By Kevin Clarke
Reviewed By Paul Bowler
"Professor? Doctor? Who are you?"
The Doctor (Sylvester McCoy) and Ace (Sophie Aldred) return to Earth in 1988 as a mysterious asteroid is about to crash land. Three opposing forces begin to converge on the landing site: a squad of Cybermen and their Cyber Leader (David Banks), a group of Nazis led by de Flores (Anton Diffring), and the 17th Century sorceress Lady Peinforte (Fiona Walker) and her faithful servant Richard (Gerard Murphy), who all seek to claim the fabled Nemesis statue created by Rassilon to realise their own evil ambitions.
The statue is made up of three pieces, which include a bow, the arrow, and the main body of the statue itself. In order for the statue to become active all three pieces have to be placed together. The pieces of the statue were separated in 1638, when the Doctor launched the statue into space inside rocked powered asteroid to prevent Lady Peinforte from capturing it. The asteroid has continued to pass by the Earth every twenty five years, each time heralding a great disaster, until this moment when it finally crash lands in 1988 near Windsor Castle.
Lady Peinforte still has the arrow, and she casts a spell to transport her and Richard into the present to find the Nemesis statue. The bow has become the property of De Flores, who intends to use his troops to secure the statue for his own plans. The Cybermen have amassed a fleet in space, they also seek to possess the power of the Nemesis statue, and have encountered Lady Peinforte before.

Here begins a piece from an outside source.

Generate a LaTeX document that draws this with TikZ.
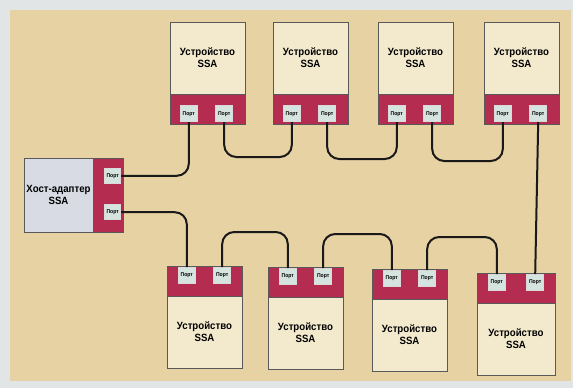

The Doctor intends to set each faction against each other and prevent them from reuniting the pieces of the stature. While de Flores foolishly tries to forge an alliance with the Cybermen, the villainous Lady Peinforte intends to uses her knowledge of the Doctor and his people to her advantage, while Ace fights the Cybermen by using a catapult to fire gold coins into their chest plates. At one point the Doctor appears to surrender the Nemesis to the Cybermen, but this turns out to be a ploy by the Doctor to defeat them, as the deranged Lady Peinforte bonds with the Nemesis statue which then takes off and destroys the entire Cyber Feet!
Silver Nemesis (1988) is the official Twenty Fifth Anniversary story for Doctor Who, and was the penultimate story from Sylvester McCoy’s second season as the Doctor. There are several great ideas that writer Kevin Clarke tries to develop in Silver Nemesis, most notably with the statue made of the living metal Validium and how it comes from a dark period in the Doctor’s past. Sadly after a very promising first episode, all that potential is thrown away as the plot turns into a muddled mess, with all the opposing factions running around in circles as the Doctor and Ace try to keep everyone from getting their hands on the Nemesis statue.
Fiona Walker and Gerard Murphy are both very good as Peinforte and Richard, and they do at least provide some comic relief when the plot begins to spiral out of control. In fact the entire notion that Lady Peinforte has met the Doctor and the Cybermen before is really intriguing. She claims to have knowledge about the Doctor, hinting about great secrets from his past, and it’s a great shame that all this intrigue gets lost in all the pyrotechnics and madcap action. Anton Diffring is also totally wasted as De Flores, he is completely overshadowed by Pinforte, and the Cybermen quickly see through his attempt to deceive them.
Which brings us to the Cybermen, who have been given a shiny silver makeover for this story. They look fantastic; their masks now gleaming with a brand new silver look, but for all their advanced weaponry they can’t shoot for toffee. David Banks returns as the Cyber Leader and does his best with a severely underwritten role. In fact the Cybermen are a shadow of their former selves in Silver Nemesis, they spend most of them time just standing around, and their weakness to gold is taken to ridiculous extremes as nearly everyone seems to uses it against them. When the Doctor used Adric’s badge to kill the Cyber Leader in Earthshock (1982) he had to grind the gold edge of the badge into the Cyber Leaders chest unit, while the Leader desperately struggled and fired his gun, but here they are taken out with gold tipped arrows, handfuls of gold dust, and even gold coins! The Cybermen also have a Cyberman with gold detector that sends them all into a panic at the merest hint of gold, so how do all these people and their gold weapons even get close to them? It’s quite sad to see the Cybermen portrayed so badly as this, even the tense final scenes in the hanger are spoiled by poor special effects.
Not even Sylvester McCoy and Sophie Aldred can do much with the weak script. It would have been better if Silver Nemesis had just been about one enemy, but with so many villains running around it all turns into a bit of mess. Throw in some nonsense with an American tourist, a very silly scene where the Doctor and Ace nearly meet the Queen, and the convoluted plot and I’m sad to say that there is very little to recommend about Silver Nemesis.